The Inuit Cadet Development Program has been in the works for more than a year and has gotten support from senior management within the RCMP and territorial government.
But Chief Supt. Mike Jeffrey says it can't move any further because of Nunavut Arctic College's "lack of capacity" to start new programs.
"They're looking at building capacity, because you have to find teachers for this program and also a place to house the candidates," Jeffrey said.
The program would be similar to police foundations programs at colleges in southern Canada, but it's designed to overcome some of the challenges RCMP face in finding suitable Inuit candidates.
RCMP fills gap with mentorship
In the meantime, Jeffrey says Nunavut RCMP has shifted its focus toward one-on-one mentorship programs, where officers in communities would reach out to people in the community, assess their skills and then set up a training program to target any weaknesses.
That program is about six months out.
Const. Lurene Dillon, with Nunavut's community policing division, says a lot of the RCMP's current programs focus on engaging youth.

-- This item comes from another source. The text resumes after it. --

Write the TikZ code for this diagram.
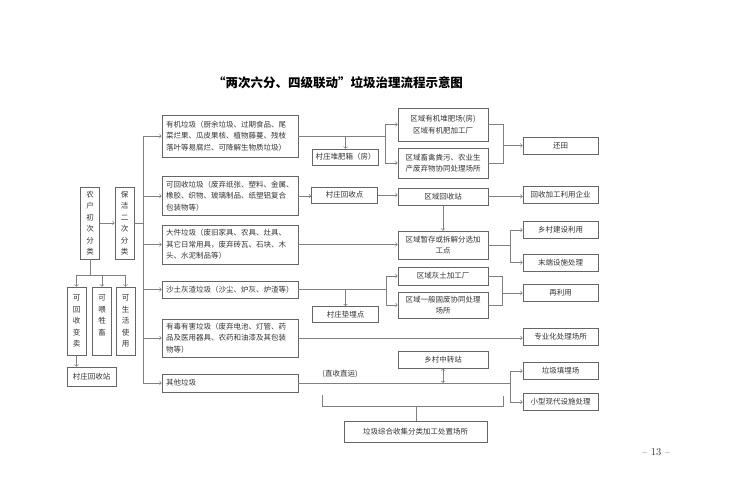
\documentclass[tikz,border=0pt]{standalone}
\usepackage{fontspec}
\usepackage{xcolor}
\usepackage{tikz}
\newfontfamily\cjk{Noto Sans CJK SC}
\newcommand{\boxfont}{\cjk\fontsize{7.5}{11.5}\selectfont}
\definecolor{linegray}{gray}{0.5}
\definecolor{boxgray}{gray}{0.4}
\definecolor{textgray}{gray}{0.2}
\tikzstyle{conn} = [draw=linegray, line width=0.7pt]
\tikzstyle{box} = [draw=boxgray, line width=0.7pt, rectangle, inner sep=2pt,
text=textgray, font=\boxfont]
\tikzstyle{catbox} = [box, text width=128pt, inner xsep=4pt, align=left]
\tikzstyle{regbox} = [box, minimum width=90pt, align=center]
\tikzstyle{endbox} = [box, minimum width=75pt, minimum height=17pt]
\tikzstyle{vilbox} = [box, minimum width=66pt, minimum height=16pt]
\tikzstyle{vbox} = [box, minimum width=19pt, inner xsep=0pt, align=center]

\begin{document}
\begin{tikzpicture}[x=1pt,y=-1pt]
    \useasboundingbox (0,0) rectangle (740,504);
    \node[text=black, font=\cjk\bfseries\fontsize{12.5}{14}\selectfont] (title) at (338,83)
        {“两次六分、四级联动”垃圾治理流程示意图};

    % households and cleaners
    \node[vbox, minimum height=72pt] (farm) at (90,223) {农\\户\\初\\次\\分\\类};
    \node[vbox, minimum height=72pt] (clean) at (124.5,223) {保\\洁\\二\\次\\分\\类};
    \node[vbox, minimum height=68pt] (sell) at (76.5,321) {可\\回\\收\\变\\卖};
    \node[vbox, minimum height=68pt] (feed) at (102,321) {可\\喂\\牲\\畜\\~};
    \node[vbox, minimum height=68pt] (reuse) at (125.5,321) {可\\生\\活\\使\\用};
    \node[box, minimum width=49pt, minimum height=19pt] (station) at (91.5,376.5) {村庄回收站};

    % six kinds of waste
    \node[catbox, minimum height=42pt] (organic) at (230,136)
        {有机垃圾（厨余垃圾、过期食品、尾\\菜烂果、瓜皮果核、植物藤蔓、残枝\\落叶等易腐烂、可降解生物质垃圾）};
    \node[catbox, minimum height=39pt] (recyc) at (230,196)
        {可回收垃圾（废弃纸张、塑料、金属、\\橡胶、织物、玻璃制品、纸塑铝复合\\包装物等）};
    \node[catbox, minimum height=39pt] (bulky) at (230,244.5)
        {大件垃圾（废旧家具、农具、灶具、\\其它日常用具，废弃砖瓦、石块、木\\头、水泥制品等）};
    \node[catbox, minimum height=17pt] (sand) at (230,289.5) {沙土灰渣垃圾（沙尘、炉灰、炉渣等）};
    \node[catbox, minimum height=38pt] (toxic) at (230,338)
        {有毒有害垃圾（废弃电池、灯管、药\\品及医用器具、农药和油漆及其包装\\物等）};
    \node[catbox, minimum height=18pt] (other) at (230,383) {其他垃圾};

    % village level
    \node[vilbox] (compost) at (345.5,157) {村庄堆肥箱（房）};
    \node[vilbox] (collect) at (344.5,195) {村庄回收点};
    \node[vilbox] (fillpt) at (345.5,314.5) {村庄垫埋点};

    % region level
    \node[regbox, minimum height=33pt] (regorg) at (443,124.5) {区域有机堆肥场(房)\\区域有机肥加工厂};
    \node[regbox, minimum height=30pt] (regmanure) at (443,163) {区域畜禽粪污、农业生\\产废弃物协同处理场所};
    \node[regbox, minimum height=17pt] (regrecyc) at (443,196.5) {区域回收站};
    \node[regbox, minimum height=28pt] (regstore) at (443,245) {区域暂存或拆解分选加\\工点};
    \node[regbox, minimum height=18pt] (regsoil) at (443,276) {区域灰土加工厂};
    \node[regbox, minimum height=26pt] (regsolid) at (443,305) {区域一般固废协同处理\\场所};
    \node[regbox, minimum height=17pt] (transfer) at (443,359.5) {乡村中转站};
    \node[box, minimum width=143pt, minimum height=21pt] (hub) at (415.5,431.5) {垃圾综合收集分类加工处置场所};

    % end use
    \node[endbox] (field) at (560.5,145.5) {还田};
    \node[endbox] (firm) at (560.5,194.5) {回收加工利用企业};
    \node[endbox] (rural) at (560.5,230) {乡村建设利用};
    \node[endbox] (terminal) at (560.5,262.5) {末端设施处理};
    \node[endbox] (again) at (560.5,293) {再利用};
    \node[endbox] (special) at (560.5,337) {专业化处理场所};
    \node[endbox] (dump) at (560.5,371) {垃圾填埋场};
    \node[endbox] (small) at (560.5,402) {小型现代设施处理};

    \node[text=textgray, font=\boxfont] (direct) at (340,374) {(直收直运)};
    \node[text=textgray, font=\fontsize{10.5}{12}\selectfont] (page) at (656,452) {-- 13 --};

    % left part
    \coordinate (split) at (90,275);
    \coordinate (trunk) at (143,0);
    \draw[conn,->] (farm.east) -- (clean.west);
    \draw[conn] (farm.south) -- (farm.south |- split);
    \draw[conn] (sell.north |- split) -- (reuse.north |- split);
    \foreach \n in {sell,feed,reuse}
        \draw[conn,->] (\n.north |- split) -- (\n.north);
    \draw[conn,->] (sell.south) -- (sell.south |- station.north);
    \draw[conn] (clean.east) -- (trunk |- clean.east);
    \draw[conn] (trunk |- organic.west) -- (trunk |- other.west);
    \foreach \n in {organic,recyc,bulky,sand,toxic,other}
        \draw[conn,->] (trunk |- \n.west) -- (\n.west);

    % organic
    \coordinate (orgfork) at (385,0);
    \coordinate (fieldjoin) at (503,0);
    \draw[conn] (organic.east) -- (orgfork |- organic.east);
    \draw[conn] (orgfork |- regorg.west) -- (orgfork |- regmanure.west);
    \draw[conn,->] (orgfork |- regorg.west) -- (regorg.west);
    \draw[conn,->] (orgfork |- regmanure.west) -- (regmanure.west);
    \draw[conn,->] (compost.north |- organic.east) -- (compost.north);
    \draw[conn] (regorg.east) -- (fieldjoin |- regorg.east) -- (fieldjoin |- regmanure.east) -- (regmanure.east);
    \draw[conn,->] (fieldjoin |- field.west) -- (field.west);

    % recyclable and bulky
    \draw[conn,->] (recyc.east) -- (recyc.east -| collect.west);
    \draw[conn,->] (collect.east) -- (collect.east -| regrecyc.west);
    \draw[conn,->] (regrecyc.east) -- (regrecyc.east -| firm.west);
    \draw[conn,->] (regrecyc.south) -- (regstore.north);
    \draw[conn,->] (bulky.east) -- (bulky.east -| regstore.west);
    \coordinate (storefork) at (510,0);
    \draw[conn] (regstore.east) -- (storefork |- regstore.east);
    \draw[conn] (storefork |- rural.west) -- (storefork |- terminal.west);
    \draw[conn,->] (storefork |- rural.west) -- (rural.west);
    \draw[conn,->] (storefork |- terminal.west) -- (terminal.west);

    % sand and ash
    \coordinate (sandfork) at (386,0);
    \coordinate (againjoin) at (502,0);
    \draw[conn] (sand.east) -- (sandfork |- sand.east);
    \draw[conn] (sandfork |- regsoil.west) -- (sandfork |- regsolid.west);
    \draw[conn,->] (sandfork |- regsoil.west) -- (regsoil.west);
    \draw[conn,->] (sandfork |- regsolid.west) -- (regsolid.west);
    \draw[conn,->] (fillpt.north |- sand.east) -- (fillpt.north);
    \draw[conn] (regsoil.east) -- (againjoin |- regsoil.east) -- (againjoin |- regsolid.east) -- (regsolid.east);
    \draw[conn,->] (againjoin |- again.west) -- (again.west);

    % toxic and other
    \draw[conn,->] (toxic.east) -- (toxic.east -| special.west);
    \coordinate (otherfork) at (510,0);
    \draw[conn] (other.east) -- (otherfork |- other.east);
    \draw[conn] (otherfork |- dump.west) -- (otherfork |- small.west);
    \draw[conn,->] (otherfork |- dump.west) -- (dump.west);
    \draw[conn,->] (otherfork |- small.west) -- (small.west);
    \draw[conn,<->] (transfer.south) -- (transfer.south |- other.east);

    % bracket to hub
    \coordinate (brl) at (322,395);
    \coordinate (brr) at (503,396);
    \coordinate (brbase) at (416,406);
    \draw[conn] (brl) -- (brl |- brbase) -- (brr |- brbase) -- (brr);
    \draw[conn] (brbase) -- (brbase |- hub.north);
\end{tikzpicture}
\end{document}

Ten young people from across the territory are set to participate in national RCMP programs this year: four will go to camp at depot, where new officers are trained, and six will take part in a first responders course.
Dillon says Inuit RCMP staff will be there to support them before, during and after the programs.
"Joining the RCMP is not the easiest hill to climb," she said. "People that are coming from communities that are quite small and then thrown into maybe Regina [for depot], which is a big city."
Former Mountie wants cops to do more
Retired officer Lew Philip says if the RCMP is serious about building a police force that better reflects Nunavut's population, it will need to work harder.
During his law enforcement career, Philip worked in recruitment for three years and hired 10 Inuit officers.
Right now there are 11 Inuit officers and all of them work in the Iqaluit detachment.
"But I had to work really hard for it. I had to keep visiting communities and continually talk to the recruits," he said in Inuktitut.
"If the RCMP were doing their job right, they would have more Inuit working there by now."
Philip says having more Inuit RCMP means more than improving employment statistics. It means creating an environment where unilingual residents can feel safe going to the RCMP for help.
Inuit officers help new recruits
Jeffrey and Dillon agree that Inuit staff will go a long way toward improving the negative perception of law enforcement Inuit in some communities have.
The territorial government recently approved funding for six Inuktitut-speaking staff to work as front-desk personnel at detachments.
"This will help us [with language challenges] and also help the transient RCMP," said Dillon.
"It's difficult in a Northern community, because we have so many members that come for a short period of time and they build these relationships and then they go."
The RCMP has also designated two supervisory roles — a corporal and a sergeant — as Inuit-only positions. Both are currently filled.